> Instructions to follow
Every record below should be written out exactly; pictures stay out.

Recorded data
++++++
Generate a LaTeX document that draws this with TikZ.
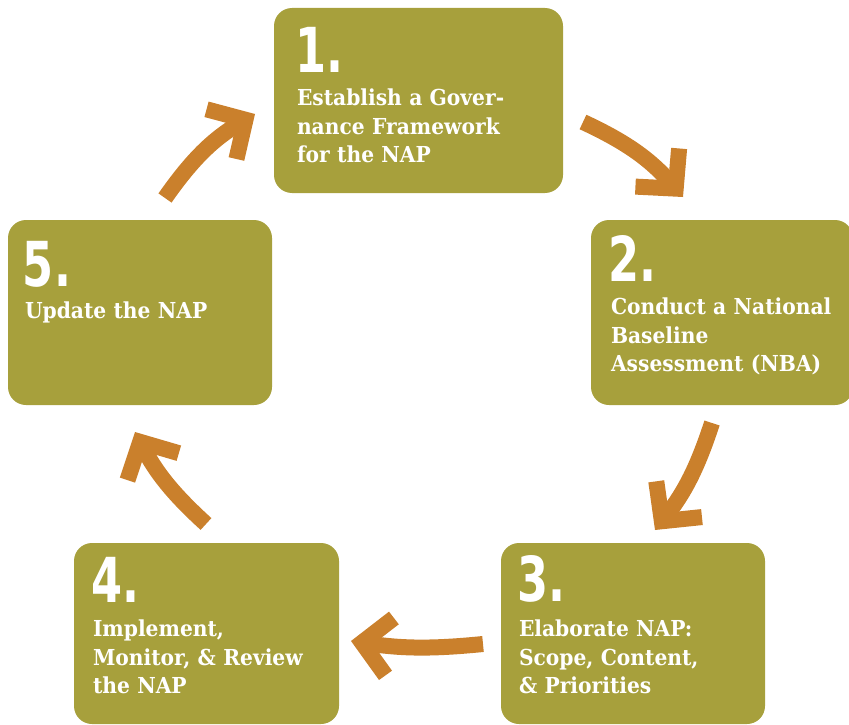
\documentclass[tikz,border=0pt]{standalone}
\usepackage{fontspec}
\usepackage{tikz}
\usetikzlibrary{arrows.meta, positioning}
\setmainfont[FakeStretch=0.92]{DejaVu Serif}
\newfontfamily\numfont[FakeStretch=0.72]{DejaVu Sans}
\definecolor{olive}{HTML}{A7A03C}
\definecolor{rust}{HTML}{CA802C}
\tikzstyle{phase} = [rectangle, rounded corners=18pt, fill=olive,
inner sep=0pt]
\tikzstyle{number} = [anchor=base west, inner sep=0pt, text=white,
font=\numfont\bfseries\fontsize{62}{62}\selectfont]
\tikzstyle{phasetext} = [anchor=base west, inner sep=0pt, text=white,
align=left, text width=240pt, font=\bfseries\fontsize{22}{28.5}\selectfont]
\tikzstyle{arrow} = [line width=16pt, draw=rust,
-{Straight Barb[length=28pt, width=58pt, sharp]}]

\begin{document}
\begin{tikzpicture}[x=1pt, y=1pt]
\useasboundingbox (0,0) rectangle (849,-725);
\clip (0,0) rectangle (849,-725);

\node(phaseA)[phase, minimum width=289pt, minimum height=185pt] at (418.5,-100.5) {};
\node(phaseB)[phase, minimum width=262pt, minimum height=185pt] at (722,-312.5) {};
\node(phaseC)[phase, minimum width=264pt, minimum height=181pt] at (633,-633.5) {};
\node(phaseD)[phase, minimum width=265pt, minimum height=181pt] at (206.5,-633.5) {};
\node(phaseE)[phase, minimum width=264pt, minimum height=185pt] at (140,-312.5) {};

\node(numA)[number] at ([xshift=21pt, yshift=-65pt]phaseA.north west) {1.};
\node(textA)[phasetext] at ([xshift=23pt, yshift=-98pt]phaseA.north west)
{Establish a Gover-\\nance Framework\\for the NAP};

\node(numB)[number] at ([xshift=17pt, yshift=-62pt]phaseB.north west) {2.};
\node(textB)[phasetext] at ([xshift=20pt, yshift=-95pt]phaseB.north west)
{Conduct a National\\Baseline\\Assessment (NBA)};

\node(numC)[number] at ([xshift=16pt, yshift=-59pt]phaseC.north west) {3.};
\node(textC)[phasetext] at ([xshift=18pt, yshift=-94pt]phaseC.north west)
{Elaborate NAP:\\Scope, Content,\\\& Priorities};

\node(numD)[number] at ([xshift=17pt, yshift=-60pt]phaseD.north west) {4.};
\node(textD)[phasetext] at ([xshift=19pt, yshift=-94pt]phaseD.north west)
{Implement,\\Monitor, \& Review\\the NAP};

\node(numE)[number] at ([xshift=15pt, yshift=-67pt]phaseE.north west) {5.};
\node(textE)[phasetext] at ([xshift=17pt, yshift=-99pt]phaseE.north west)
{Update the NAP};

\coordinate(fromA) at (583,-122);
\coordinate(toB) at (683,-197);
\coordinate(fromB) at (712,-423);
\coordinate(toC) at (655,-530);
\coordinate(fromC) at (483,-644);
\coordinate(toD) at (351,-641);
\coordinate(fromD) at (206,-524);
\coordinate(toE) at (135,-432);
\coordinate(fromE) at (165,-198);
\coordinate(toA) at (255,-114);

\draw[arrow](fromA) to[bend left=12] (toB);
\draw[arrow](fromB) to[bend left=10] (toC);
\draw[arrow](fromC) to[bend left=7] (toD);
\draw[arrow](fromD) to[bend left=10] (toE);
\draw[arrow](fromE) to[bend left=12] (toA);

\end{tikzpicture}
\end{document}
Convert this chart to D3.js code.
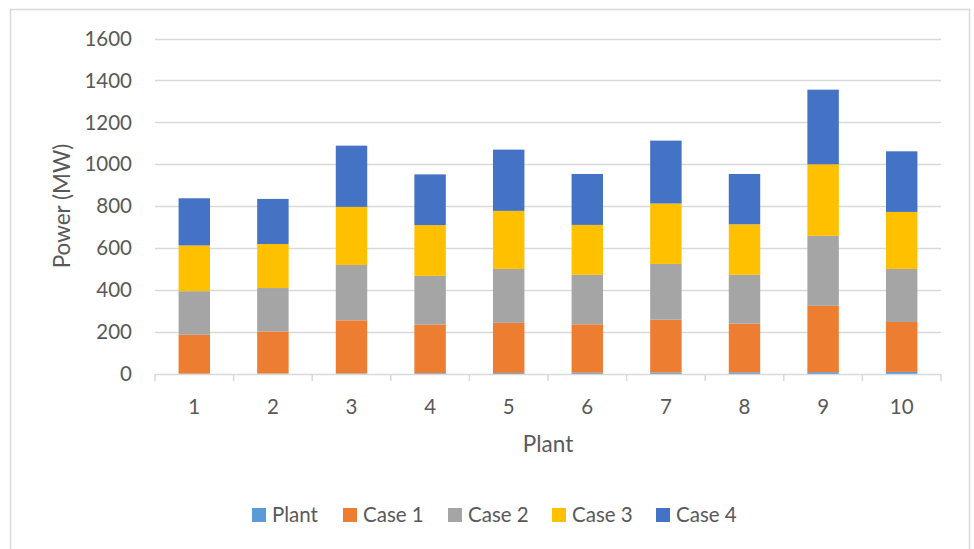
++++++
> The reply
Generate a LaTeX document that draws this with TikZ.
\documentclass[tikz,border=0pt]{standalone}
\usepackage{fontspec}
\usepackage{tikz}
\usetikzlibrary{arrows.meta, positioning}
\setmainfont[FakeStretch=0.92]{DejaVu Serif}
\newfontfamily\numfont[FakeStretch=0.72]{DejaVu Sans}
\definecolor{olive}{HTML}{A7A03C}
\definecolor{rust}{HTML}{CA802C}
\tikzstyle{phase} = [rectangle, rounded corners=18pt, fill=olive,
inner sep=0pt]
\tikzstyle{number} = [anchor=base west, inner sep=0pt, text=white,
font=\numfont\bfseries\fontsize{62}{62}\selectfont]
\tikzstyle{phasetext} = [anchor=base west, inner sep=0pt, text=white,
align=left, text width=240pt, font=\bfseries\fontsize{22}{28.5}\selectfont]
\tikzstyle{arrow} = [line width=16pt, draw=rust,
-{Straight Barb[length=28pt, width=58pt, sharp]}]

\begin{document}
\begin{tikzpicture}[x=1pt, y=1pt]
\useasboundingbox (0,0) rectangle (849,-725);
\clip (0,0) rectangle (849,-725);

\node(phaseA)[phase, minimum width=289pt, minimum height=185pt] at (418.5,-100.5) {};
\node(phaseB)[phase, minimum width=262pt, minimum height=185pt] at (722,-312.5) {};
\node(phaseC)[phase, minimum width=264pt, minimum height=181pt] at (633,-633.5) {};
\node(phaseD)[phase, minimum width=265pt, minimum height=181pt] at (206.5,-633.5) {};
\node(phaseE)[phase, minimum width=264pt, minimum height=185pt] at (140,-312.5) {};

\node(numA)[number] at ([xshift=21pt, yshift=-65pt]phaseA.north west) {1.};
\node(textA)[phasetext] at ([xshift=23pt, yshift=-98pt]phaseA.north west)
{Establish a Gover-\\nance Framework\\for the NAP};

\node(numB)[number] at ([xshift=17pt, yshift=-62pt]phaseB.north west) {2.};
\node(textB)[phasetext] at ([xshift=20pt, yshift=-95pt]phaseB.north west)
{Conduct a National\\Baseline\\Assessment (NBA)};

\node(numC)[number] at ([xshift=16pt, yshift=-59pt]phaseC.north west) {3.};
\node(textC)[phasetext] at ([xshift=18pt, yshift=-94pt]phaseC.north west)
{Elaborate NAP:\\Scope, Content,\\\& Priorities};

\node(numD)[number] at ([xshift=17pt, yshift=-60pt]phaseD.north west) {4.};
\node(textD)[phasetext] at ([xshift=19pt, yshift=-94pt]phaseD.north west)
{Implement,\\Monitor, \& Review\\the NAP};

\node(numE)[number] at ([xshift=15pt, yshift=-67pt]phaseE.north west) {5.};
\node(textE)[phasetext] at ([xshift=17pt, yshift=-99pt]phaseE.north west)
{Update the NAP};

\coordinate(fromA) at (583,-122);
\coordinate(toB) at (683,-197);
\coordinate(fromB) at (712,-423);
\coordinate(toC) at (655,-530);
\coordinate(fromC) at (483,-644);
\coordinate(toD) at (351,-641);
\coordinate(fromD) at (206,-524);
\coordinate(toE) at (135,-432);
\coordinate(fromE) at (165,-198);
\coordinate(toA) at (255,-114);

\draw[arrow](fromA) to[bend left=12] (toB);
\draw[arrow](fromB) to[bend left=10] (toC);
\draw[arrow](fromC) to[bend left=7] (toD);
\draw[arrow](fromD) to[bend left=10] (toE);
\draw[arrow](fromE) to[bend left=12] (toA);

\end{tikzpicture}
\end{document}
Convert this chart to D3.js code.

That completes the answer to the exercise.